MYTHS AND REALITIES : THE ATLANTIC CANADA SEAL HUNT
Myth #1: The Canadian government allows sealers to kill whitecoat seals.
Reality: The image of the whitecoat harp seal is used prominently by seal hunt opponents. This image gives the false impression that vulnerable seal pups are targeted by sealers during the commercial hunt.
The hunting of harp seal pups (whitecoats) and hooded seal pups (bluebacks) is illegal – and has been since 1987. Marine Mammal Regulations prohibit the trade, sale or barter of the fur of these pups. Furthermore, adult seals cannot be harvested when they are in breeding or birthing grounds and younger seals must be weaned, self-reliant and independent.
Myth #2: Seals are being skinned alive.
Reality: A 2002 independent veterinarians’ report published in the Canadian Veterinary Journal and numerous reports mentioned by the Malouf Commission (1987) indicate that this is not true.
Sometimes a seal may appear to be moving after it has been killed; however seals have a swimming reflex that is active – even after death. This reflex gives the false impression that the animal is still alive when it is clearly dead – similar to the reflex in chickens.
Myth #3: The club – or hakapik – is a barbaric and inhumane tool that has no place in today’s world.
Reality: Hunting methods were studied by the Royal Commission on Seals and Sealing in Canada and it found that the clubbing of seals, when properly performed, is at least as humane as, and often more humane than, the killing methods used in commercial slaughterhouses, which are accepted by the majority of the public.
Clubs have been used by sealers since the onset of the hunt hundreds of years ago. Hakapiks originated with Norwegian sealers who found it very effective. American studies carried out between 1969 and 1972 proved that the club or hakapik is an efficient tool designed to kill the animal quickly and humanely. A 2002 report published in the Canadian Veterinary Journal had results that parallel these findings.
Myth #4: The Canadian government is allowing sealers to kill thousands of seals to help with the recovery of cod stocks.
Reality: Several factors have contributed to the lack of recovery of Atlantic cod stocks, such as fishing effort, poor growth and physical condition of the fish, and environmental changes.
In addition, there are many uncertainties in the estimates of the amount of fish consumed by seals. The commercial quota is established on sound conservation principles, not an attempt to assist in the recovery of groundfish stocks.
Myth #5: The hunt is unsustainable and is endangering the harp seal population.
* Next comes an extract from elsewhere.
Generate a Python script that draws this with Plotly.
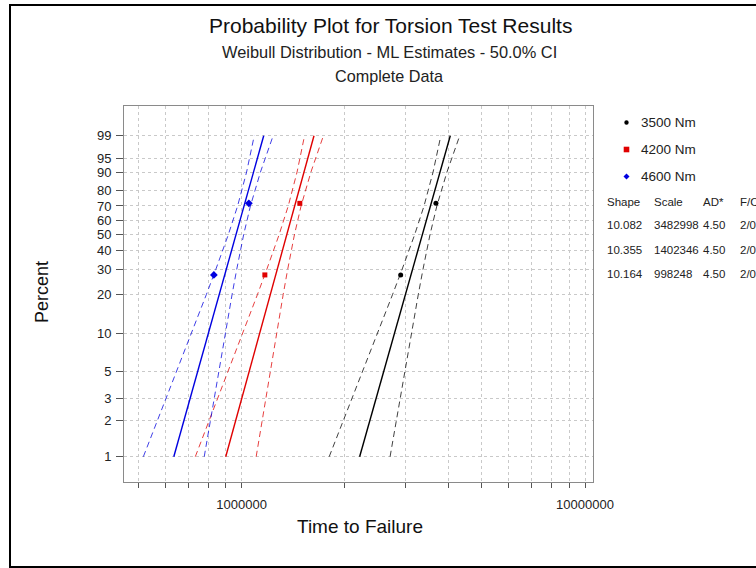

Reality: Since the 1960’s, environmental groups have been saying the seal hunt is unsustainable. In fact, the harp seal population is healthy and abundant. According to a 2004 survey, the Northwest Atlantic harp seal population is now estimated at approximately 5.8 million animals, nearly triple what it was in the 1970s.
DFO sets quotas at levels that ensure the health and abundance of seal herds. In no way are seals – and harp seals in particular – an “endangered species”.
Myth #6: The seal hunt provides such low economic return for sealers that it is not an economically viable industry.
Reality: The 2005 seal hunt was one of the most profitable in memory. Given favourable market conditions in 2005, the landed value of the harp seal hunt exceeded $16.5 million.
Seals are a significant source of income for some individual sealers and for thousands of families in Eastern Canada at a time of year when other fishing options are limited at best, in many remote, coastal communities. Sealing also creates employment opportunities for buying and processing plants.
Myth #7: Fisheries and Oceans Canada (DFO) provides subsidies for the seal hunt.
Reality: DFO does not subsidize the seal hunt. Sealing is an economically viable industry. All subsidies ceased in 2001. Even before that time, any subsidies provided were for market and product development, including a meat subsidy, to encourage full use of the seal. In fact, government has provided much less subsidization to the sealing industry than recommended by the Royal Commission on Seals and Sealing.
Myth #8: The seal hunt is loosely monitored and DFO doesn’t punish illegal hunting activity or practices.
Reality: The seal hunt is closely monitored and tightly regulated. Fishery Officers conduct surveillance of the hunt by means of aerial patrols, surface (vessel) patrols, dockside inspections of vessels at landing sites and inspections at buying and processing facilities.
Infractions are taken seriously and sealers who fail to comply with Canada’s Marine Mammal Regulations are penalized. The consequences of such illegal actions could include court-imposed fines and the forfeiting of catches, fishing gear, vessels and licences.